Not all explainer videos serve the same purpose, and smart crypto brands match their format to the specific trust gap they're trying to close.

Animated concept explainers are the workhorse of the category. They excel at visualising abstract mechanisms: how a transaction is verified, what a smart contract executes, why decentralisation changes the security model. Motion graphics can render invisible processes visible in a way that talking heads and B-roll simply cannot.

Product walkthrough videos address a different scepticism: not "is this technology real?" but "can I actually use this?" A screen-captured walkthrough of opening a wallet, completing a transaction, or reading a portfolio dashboard removes the fear of the unknown that keeps curious users on the sideline.
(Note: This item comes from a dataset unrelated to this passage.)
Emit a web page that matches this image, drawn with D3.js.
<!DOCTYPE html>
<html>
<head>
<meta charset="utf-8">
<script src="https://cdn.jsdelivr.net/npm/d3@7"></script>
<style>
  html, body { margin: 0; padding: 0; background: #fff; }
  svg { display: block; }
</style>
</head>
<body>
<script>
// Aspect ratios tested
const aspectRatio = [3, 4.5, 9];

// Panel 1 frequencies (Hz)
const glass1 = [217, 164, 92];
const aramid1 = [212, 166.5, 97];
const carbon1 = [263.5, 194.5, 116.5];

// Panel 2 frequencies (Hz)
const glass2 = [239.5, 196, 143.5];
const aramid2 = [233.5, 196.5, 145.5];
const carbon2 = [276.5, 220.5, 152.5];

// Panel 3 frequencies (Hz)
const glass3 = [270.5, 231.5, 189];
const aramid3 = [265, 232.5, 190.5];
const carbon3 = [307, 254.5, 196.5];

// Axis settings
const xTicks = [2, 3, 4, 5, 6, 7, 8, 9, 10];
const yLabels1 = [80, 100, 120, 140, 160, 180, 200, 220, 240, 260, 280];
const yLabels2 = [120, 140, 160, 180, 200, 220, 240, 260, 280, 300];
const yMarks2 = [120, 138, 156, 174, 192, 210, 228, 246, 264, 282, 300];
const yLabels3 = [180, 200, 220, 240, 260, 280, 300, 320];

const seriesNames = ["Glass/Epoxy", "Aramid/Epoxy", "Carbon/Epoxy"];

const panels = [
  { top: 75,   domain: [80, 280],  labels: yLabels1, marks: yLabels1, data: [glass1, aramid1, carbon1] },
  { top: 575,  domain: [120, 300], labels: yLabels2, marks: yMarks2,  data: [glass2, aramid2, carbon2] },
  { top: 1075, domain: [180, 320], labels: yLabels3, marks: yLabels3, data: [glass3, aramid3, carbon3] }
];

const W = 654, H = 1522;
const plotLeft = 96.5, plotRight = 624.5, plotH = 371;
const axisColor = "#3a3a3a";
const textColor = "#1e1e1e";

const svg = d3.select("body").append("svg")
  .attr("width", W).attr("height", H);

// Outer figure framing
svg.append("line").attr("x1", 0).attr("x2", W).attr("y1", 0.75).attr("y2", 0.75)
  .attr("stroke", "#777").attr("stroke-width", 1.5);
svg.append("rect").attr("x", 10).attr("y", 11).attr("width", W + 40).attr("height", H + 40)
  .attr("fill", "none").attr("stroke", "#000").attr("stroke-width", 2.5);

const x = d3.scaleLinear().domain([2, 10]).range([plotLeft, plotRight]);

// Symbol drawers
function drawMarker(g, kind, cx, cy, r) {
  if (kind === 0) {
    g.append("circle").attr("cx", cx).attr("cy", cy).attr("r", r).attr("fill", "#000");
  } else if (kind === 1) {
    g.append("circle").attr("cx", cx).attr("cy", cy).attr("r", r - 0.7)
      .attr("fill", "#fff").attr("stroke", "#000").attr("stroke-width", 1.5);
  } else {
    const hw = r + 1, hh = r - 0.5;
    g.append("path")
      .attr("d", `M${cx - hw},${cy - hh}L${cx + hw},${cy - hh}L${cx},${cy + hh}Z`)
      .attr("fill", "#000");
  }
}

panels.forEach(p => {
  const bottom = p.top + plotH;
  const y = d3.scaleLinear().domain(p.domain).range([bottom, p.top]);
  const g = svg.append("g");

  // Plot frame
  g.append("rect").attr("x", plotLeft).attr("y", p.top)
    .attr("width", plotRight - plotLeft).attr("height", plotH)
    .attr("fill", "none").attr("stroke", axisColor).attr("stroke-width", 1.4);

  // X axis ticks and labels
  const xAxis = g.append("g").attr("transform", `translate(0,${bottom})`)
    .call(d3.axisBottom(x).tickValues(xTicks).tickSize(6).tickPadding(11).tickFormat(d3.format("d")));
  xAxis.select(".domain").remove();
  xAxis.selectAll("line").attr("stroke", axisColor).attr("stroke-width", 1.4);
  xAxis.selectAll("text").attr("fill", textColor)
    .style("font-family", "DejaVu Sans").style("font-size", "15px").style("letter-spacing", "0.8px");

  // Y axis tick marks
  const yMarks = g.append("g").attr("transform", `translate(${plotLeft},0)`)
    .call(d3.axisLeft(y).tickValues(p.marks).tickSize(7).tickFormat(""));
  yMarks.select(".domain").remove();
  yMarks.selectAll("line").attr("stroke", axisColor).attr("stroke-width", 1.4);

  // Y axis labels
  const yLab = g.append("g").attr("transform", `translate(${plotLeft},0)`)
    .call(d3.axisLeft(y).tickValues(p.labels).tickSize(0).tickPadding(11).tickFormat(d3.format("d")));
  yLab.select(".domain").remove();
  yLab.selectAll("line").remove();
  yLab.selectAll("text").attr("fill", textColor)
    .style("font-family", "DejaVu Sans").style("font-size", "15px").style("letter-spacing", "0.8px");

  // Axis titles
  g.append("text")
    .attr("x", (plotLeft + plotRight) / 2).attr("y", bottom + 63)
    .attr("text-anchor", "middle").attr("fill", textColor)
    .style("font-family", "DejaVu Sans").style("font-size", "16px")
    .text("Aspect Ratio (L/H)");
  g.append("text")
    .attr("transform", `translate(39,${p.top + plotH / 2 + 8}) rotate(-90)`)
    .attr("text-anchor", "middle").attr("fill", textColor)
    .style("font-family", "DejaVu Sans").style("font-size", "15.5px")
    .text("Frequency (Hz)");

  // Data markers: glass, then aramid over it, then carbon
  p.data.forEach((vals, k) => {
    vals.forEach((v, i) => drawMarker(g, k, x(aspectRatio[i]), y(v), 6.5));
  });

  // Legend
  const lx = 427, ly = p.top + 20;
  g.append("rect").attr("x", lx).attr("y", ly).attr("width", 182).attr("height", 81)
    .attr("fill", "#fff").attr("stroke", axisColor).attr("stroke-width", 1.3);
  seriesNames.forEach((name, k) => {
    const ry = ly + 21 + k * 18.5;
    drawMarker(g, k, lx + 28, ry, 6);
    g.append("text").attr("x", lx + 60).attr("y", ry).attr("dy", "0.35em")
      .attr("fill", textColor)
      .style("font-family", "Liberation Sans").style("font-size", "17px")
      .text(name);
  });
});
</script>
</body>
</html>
Regulatory and compliance explainers have grown significantly in prominence. As crypto brands have sought licences in Australia, the EU, and the UK, they've produced content that walks audiences through how their product complies with local law. This is trust-building through transparency, and it signals to investors and regulators alike that the brand has nothing to hide.
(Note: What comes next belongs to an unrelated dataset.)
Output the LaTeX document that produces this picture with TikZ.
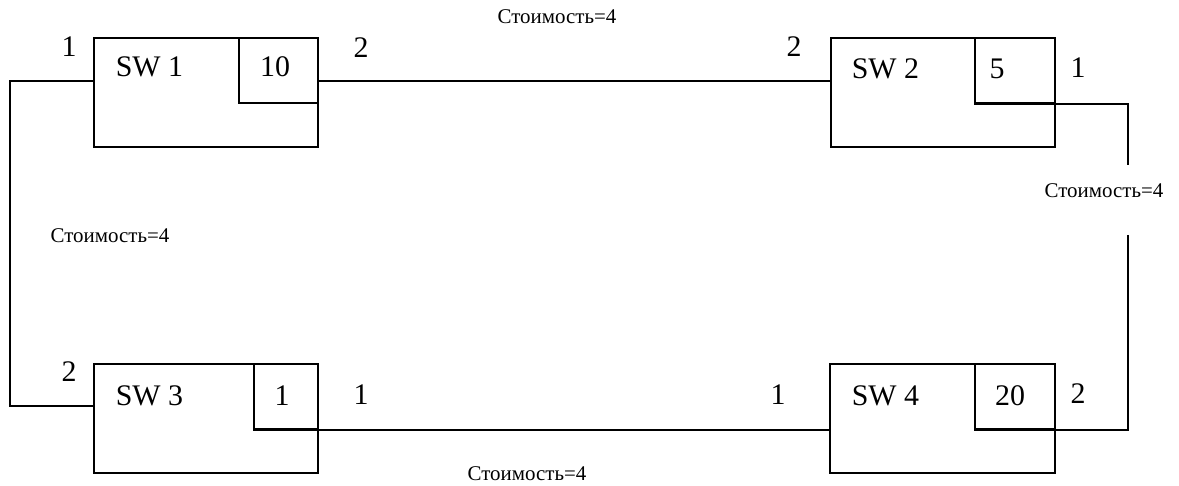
\documentclass[tikz,border=0pt]{standalone}
\usepackage{fontspec}
\setmainfont{Liberation Serif}
\usetikzlibrary{calc}
\begin{document}
\begin{tikzpicture}[x=1bp, y=-1bp, line width=1.7bp,
  switchbox/.style={draw, rectangle, inner sep=0pt, anchor=north west,
    minimum width=224bp, minimum height=109bp},
  priobox/.style={draw, rectangle, inner sep=0pt, anchor=north east,
    minimum height=65bp},
  bigtext/.style={font=\fontsize{30}{36}\selectfont, inner sep=0pt},
  costtext/.style={font=\fontsize{21}{25}\selectfont, inner sep=0pt, anchor=base}]
\useasboundingbox (0,0) rectangle (1179,486);

% switches
\node[switchbox] (sw1) at (93,37) {};
\node[switchbox] (sw2) at (830,37) {};
\node[switchbox] (sw3) at (93,363) {};
\node[switchbox, minimum width=225bp] (sw4) at (829,363) {};

% priority boxes
\node[priobox, minimum width=79bp] (pr1) at (sw1.north east) {};
\node[priobox, minimum width=80bp] (pr2) at (sw2.north east) {};
\node[priobox, minimum width=64bp] (pr3) at (sw3.north east) {};
\node[priobox, minimum width=80bp] (pr4) at (sw4.north east) {};

% switch names
\node[bigtext, anchor=base west] (n1) at (115,77) {SW 1};
\node[bigtext, anchor=base west] (n2) at (851,79) {SW 2};
\node[bigtext, anchor=base west] (n3) at (115,405) {SW 3};
\node[bigtext, anchor=base west] (n4) at (851,405) {SW 4};

% priorities
\node[bigtext, anchor=base] (v1) at (275,77) {10};
\node[bigtext, anchor=base] (v2) at (997,79) {5};
\node[bigtext, anchor=base] (v3) at (282,405) {1};
\node[bigtext, anchor=base] (v4) at (1010,405) {20};

% port numbers
\node[bigtext, anchor=base] (p11) at (69,57) {1};
\node[bigtext, anchor=base] (p12) at (361,58) {2};
\node[bigtext, anchor=base] (p22) at (794,57) {2};
\node[bigtext, anchor=base] (p21) at (1078,78) {1};
\node[bigtext, anchor=base] (p32) at (69,382) {2};
\node[bigtext, anchor=base] (p31) at (361,404) {1};
\node[bigtext, anchor=base] (p41) at (778,404) {1};
\node[bigtext, anchor=base] (p42) at (1078,403) {2};

% link costs
\node[costtext] (c12) at (557,24) {Стоимость=4};
\node[costtext] (c13) at (110,243) {Стоимость=4};
\node[costtext] (c24) at (1104,198) {Стоимость=4};
\node[costtext] (c34) at (527,480) {Стоимость=4};

% links
\coordinate (gapT) at (1128,165);
\coordinate (gapB) at (1128,235);
\draw ($(sw1.north west)+(0,44)$) -- ++(-83,0) |- ($(sw3.north west)+(0,43)$);
\draw ($(sw1.north east)+(0,44)$) -- ($(sw2.north west)+(0,44)$);
\draw (pr2.south west) -| (gapT);
\draw (gapB) |- (pr4.south west);
\draw (pr3.south west) -- (sw4.north west |- pr3.south west);
\end{tikzpicture}
\end{document}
Founder and team stories sit at the intersection of explainer content and brand documentary. These longer-form pieces answer "who built this, and why should I believe them?" They're particularly effective on YouTube and LinkedIn, where viewers are already in a longer-attention browsing mode.

Distribution matters as much as production

A technically excellent explainer video has zero trust-building value if it only lives on an About page that nobody visits. Cryptocurrency brands that use video most effectively treat distribution as a production decision, not an afterthought. They design for where the trust gap actually exists, which often means social channels, paid video placements, and partner integrations rather than owned web properties alone.

YouTube remains the dominant platform for long-form crypto education because search intent on that platform is already tilted toward learning. A viewer searching "how does Ethereum staking work" is in a pre-trust, pre-purchase mindset, and a brand that answers that question honestly and clearly earns something no ad can buy: organic authority.

Short-form video on Instagram and TikTok serves a different purpose. It's not where complex concepts get explained in full, but it is where brands can demonstrate personality, consistency, and responsiveness, all signals that reduce perceived risk for new audiences encountering the brand for the first time.

Lessons from how fintech approached the same problem

Crypto is not the first financial category to face a trust deficit at scale. Fintech companies navigated a similar challenge a decade earlier, building video-first content strategies that normalised the idea of managing money through an app. The parallels are instructive. As covered in detail in the analysis of why fintech companies invest heavily in video marketing, the sector learned early that conversion rates improve sharply when complex value propositions are visualised rather than written. Crypto brands are drawing from the same playbook, with the added burden of addressing not just complexity but active mistrust.

The through-line is the same: audiences do not trust what they cannot understand, and they do not understand what they cannot picture. Explainer video is, at its core, a technology for making the invisible legible. For cryptocurrency brands operating in one of the most scepticism-dense environments in modern finance, that capability is not a marketing nice-to-have. It is the foundation on which every other brand-building effort rests.